Gotta keep that school to prison pipeline filled some how. Just think of those poor stock holders who invested in our private prison industry, what are they supposed to if you stop putting innocent people in prison?

Kids these days need to learn their place and start goose stepping with all the other patriotic citizens marching for world domination.

That Anonymous Coward (profile) says:

Re: Re:

Once upon a time parents would talk to their kids & tell them they were being assholes.
Now parents are scared to make the kids sad or stop seeing them as a friend, so they farm out raising the children to the state. The state knows nothing about the kids or situations, it creates a giant blanket to just cover it all. It stifles everything, because one size has to fit all. It expands the powers of the state to control events that have no connection to the school, for the children.
Most of these ideas are stupid and only sometimes do they get stopped before bad things happen.

Look at what happened when people told colleges they have to do more about campus rape. We now have a kangaroo court system more concerned about punishing the penis instead of finding truth. The much better solution would have been requiring them to make sure the 2 parties avoided each other & turned it over to actual police to handle. Instead we have administrators who want to hide rape allegations, are fearful of being branded anti-woman, and often don’t look at any facts that might challenge the narrative of men are bad.

DannyB (profile) says:

How to strip someone's online anonymonity

Step 1: accuse anonymous doe of cyber bullying. Waaaaah!
Step 2: once anonymity is unmasked, do not pursue further litigation.

Gee that recipe has a familiar sound to it? I wonder where I’ve seem something like that before where the court is used to discover someone’s identity for a fraudulent extortion purpose?

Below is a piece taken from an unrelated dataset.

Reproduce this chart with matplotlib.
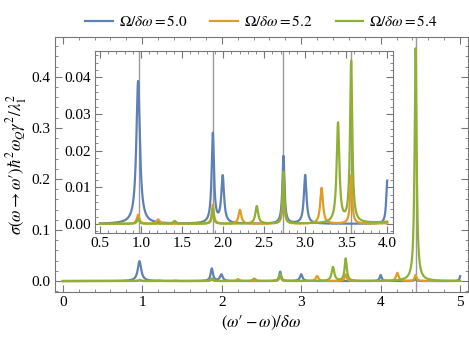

Step 3: send extortion letter demanding money.

btr1701 (profile) says:

Jurisdiction

Once again, we have a state that either thinks it can legislate for the whole nation (or world), or doesn’t realize that this law will only apply within its boundaries. If someone from Oklahoma makes the “offending comment”, this law will be useless in unmasking them because people in Oklahoma (or anywhere else) don’t have to abide by acts of the Texas Legislature.